> _STATED TASK_: Output every line of the material exactly, omitting images.

> _GIVEN INFORMATION_:
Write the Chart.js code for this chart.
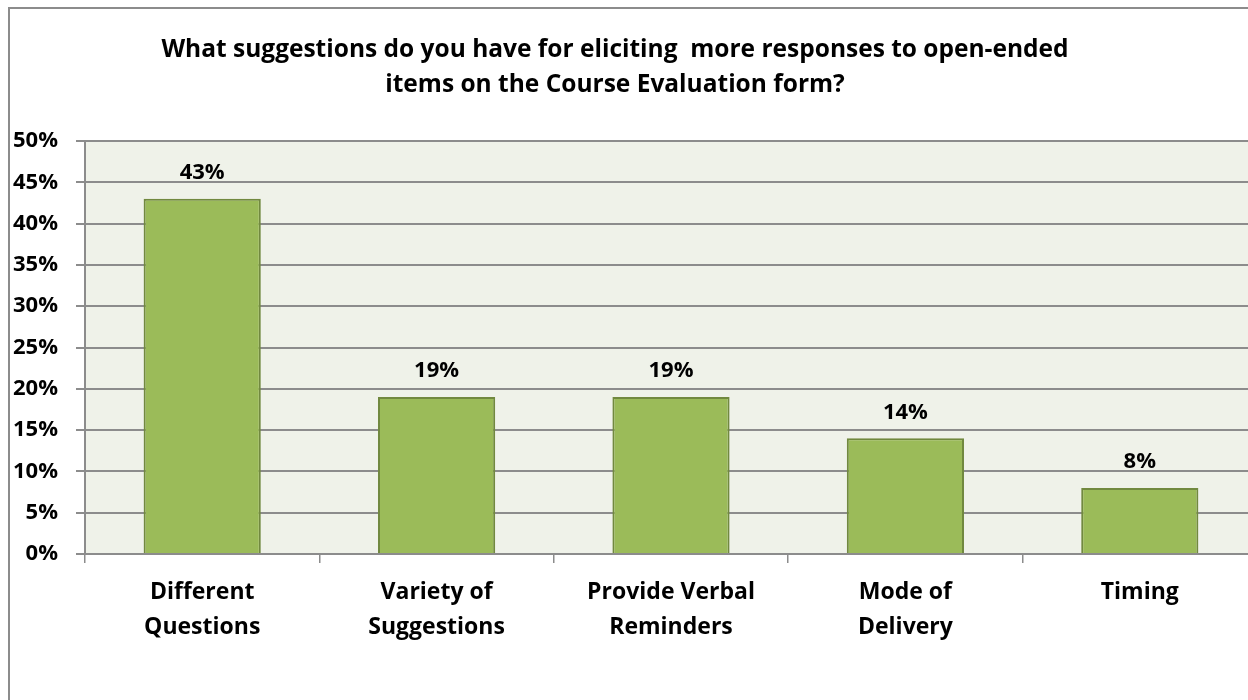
<!DOCTYPE html>
<html>
<head>
  <title>Course Evaluation Suggestions</title>
  <script src="https://cdn.jsdelivr.net/npm/chart.js"></script>
  <style>
    body { margin: 0; overflow: hidden; background: #fff; font-family: "Open Sans", Arial, sans-serif; }
    #frame { position: absolute; left: 8px; top: 7px; width: 1300px; height: 800px;
             border-left: 2px solid #8c8c8c; border-top: 2px solid #8c8c8c; }
    #title { position: absolute; left: 0; top: 30px; width: 1230px; text-align: center;
             font-weight: bold; font-size: 24.5px; line-height: 35px; color: #000; }
    #wrap { position: absolute; left: 0; top: 0; width: 1270px; height: 700px; }
  </style>
</head>
<body>
  <div id="frame"></div>
  <div id="wrap"><canvas id="suggestChart"></canvas></div>
  <div id="title">What suggestions do you have for eliciting &nbsp;more responses to open-ended<br>items on the Course Evaluation form?</div>

  <script>
    const categories = [
      ["Different", "Questions"],
      ["Variety of", "Suggestions"],
      ["Provide Verbal", "Reminders"],
      ["Mode of", "Delivery"],
      ["Timing"]
    ];
    const percents = [43, 19, 19, 14, 8];
    const yTicks = [0, 5, 10, 15, 20, 25, 30, 35, 40, 45, 50];

    const plotBg = {
      id: 'plotBg',
      beforeDraw(chart) {
        const a = chart.chartArea, ctx = chart.ctx;
        ctx.save();
        ctx.fillStyle = '#eff2e9';
        ctx.fillRect(a.left, a.top, a.right - a.left, a.bottom - a.top);
        ctx.restore();
      }
    };

    const barLabels = {
      id: 'barLabels',
      afterDatasetsDraw(chart) {
        const ctx = chart.ctx;
        const meta = chart.getDatasetMeta(0);
        ctx.save();
        ctx.font = 'bold 22px "Open Sans", Arial';
        ctx.fillStyle = '#000';
        ctx.textAlign = 'center';
        ctx.textBaseline = 'middle';
        meta.data.forEach((bar, i) => {
          ctx.fillText(percents[i] + '%', bar.x, bar.y - 26);
        });
        ctx.restore();
      }
    };

    new Chart(document.getElementById('suggestChart'), {
      type: 'bar',
      data: {
        labels: categories,
        datasets: [{
          data: percents,
          backgroundColor: '#9bbb59',
          borderColor: '#71893f',
          borderWidth: 2,
          barPercentage: 0.5,
          categoryPercentage: 1.0
        }]
      },
      options: {
        responsive: true,
        maintainAspectRatio: false,
        animation: false,
        layout: { padding: { top: 141, left: 0, right: 13, bottom: 0 } },
        plugins: { legend: { display: false }, tooltip: { enabled: false } },
        scales: {
          x: {
            afterFit: s => { s.height = 146; },
            grid: { offset: true, drawOnChartArea: false, drawTicks: true, tickLength: 9, color: '#8c8c8c', lineWidth: 1.5 },
            border: { display: true, color: '#8c8c8c', width: 2 },
            ticks: {
              padding: 12,
              color: '#000',
              font: { family: '"Open Sans", Arial', size: 23, weight: 'bold', lineHeight: 1.52 }
            }
          },
          y: {
            min: 0,
            max: 50,
            afterFit: s => { s.width = 85; },
            afterBuildTicks: s => { s.ticks = yTicks.map(v => ({ value: v })); },
            grid: { color: '#8c8c8c', lineWidth: 2, tickLength: 9 },
            border: { display: true, color: '#8c8c8c', width: 2 },
            ticks: {
              padding: 18,
              color: '#000',
              font: { family: '"Open Sans", Arial', size: 22, weight: 'bold' },
              callback: v => v + '%'
            }
          }
        }
      },
      plugins: [plotBg, barLabels]
    });
  </script>
</body>
</html>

> _RESPONSE TO THE TASK_:
Write the Chart.js code for this chart.
<!DOCTYPE html>
<html>
<head>
  <title>Course Evaluation Suggestions</title>
  <script src="https://cdn.jsdelivr.net/npm/chart.js"></script>
  <style>
    body { margin: 0; overflow: hidden; background: #fff; font-family: "Open Sans", Arial, sans-serif; }
    #frame { position: absolute; left: 8px; top: 7px; width: 1300px; height: 800px;
             border-left: 2px solid #8c8c8c; border-top: 2px solid #8c8c8c; }
    #title { position: absolute; left: 0; top: 30px; width: 1230px; text-align: center;
             font-weight: bold; font-size: 24.5px; line-height: 35px; color: #000; }
    #wrap { position: absolute; left: 0; top: 0; width: 1270px; height: 700px; }
  </style>
</head>
<body>
  <div id="frame"></div>
  <div id="wrap"><canvas id="suggestChart"></canvas></div>
  <div id="title">What suggestions do you have for eliciting &nbsp;more responses to open-ended<br>items on the Course Evaluation form?</div>

  <script>
    const categories = [
      ["Different", "Questions"],
      ["Variety of", "Suggestions"],
      ["Provide Verbal", "Reminders"],
      ["Mode of", "Delivery"],
      ["Timing"]
    ];
    const percents = [43, 19, 19, 14, 8];
    const yTicks = [0, 5, 10, 15, 20, 25, 30, 35, 40, 45, 50];

    const plotBg = {
      id: 'plotBg',
      beforeDraw(chart) {
        const a = chart.chartArea, ctx = chart.ctx;
        ctx.save();
        ctx.fillStyle = '#eff2e9';
        ctx.fillRect(a.left, a.top, a.right - a.left, a.bottom - a.top);
        ctx.restore();
      }
    };

    const barLabels = {
      id: 'barLabels',
      afterDatasetsDraw(chart) {
        const ctx = chart.ctx;
        const meta = chart.getDatasetMeta(0);
        ctx.save();
        ctx.font = 'bold 22px "Open Sans", Arial';
        ctx.fillStyle = '#000';
        ctx.textAlign = 'center';
        ctx.textBaseline = 'middle';
        meta.data.forEach((bar, i) => {
          ctx.fillText(percents[i] + '%', bar.x, bar.y - 26);
        });
        ctx.restore();
      }
    };

    new Chart(document.getElementById('suggestChart'), {
      type: 'bar',
      data: {
        labels: categories,
        datasets: [{
          data: percents,
          backgroundColor: '#9bbb59',
          borderColor: '#71893f',
          borderWidth: 2,
          barPercentage: 0.5,
          categoryPercentage: 1.0
        }]
      },
      options: {
        responsive: true,
        maintainAspectRatio: false,
        animation: false,
        layout: { padding: { top: 141, left: 0, right: 13, bottom: 0 } },
        plugins: { legend: { display: false }, tooltip: { enabled: false } },
        scales: {
          x: {
            afterFit: s => { s.height = 146; },
            grid: { offset: true, drawOnChartArea: false, drawTicks: true, tickLength: 9, color: '#8c8c8c', lineWidth: 1.5 },
            border: { display: true, color: '#8c8c8c', width: 2 },
            ticks: {
              padding: 12,
              color: '#000',
              font: { family: '"Open Sans", Arial', size: 23, weight: 'bold', lineHeight: 1.52 }
            }
          },
          y: {
            min: 0,
            max: 50,
            afterFit: s => { s.width = 85; },
            afterBuildTicks: s => { s.ticks = yTicks.map(v => ({ value: v })); },
            grid: { color: '#8c8c8c', lineWidth: 2, tickLength: 9 },
            border: { display: true, color: '#8c8c8c', width: 2 },
            ticks: {
              padding: 18,
              color: '#000',
              font: { family: '"Open Sans", Arial', size: 22, weight: 'bold' },
              callback: v => v + '%'
            }
          }
        }
      },
      plugins: [plotBg, barLabels]
    });
  </script>
</body>
</html>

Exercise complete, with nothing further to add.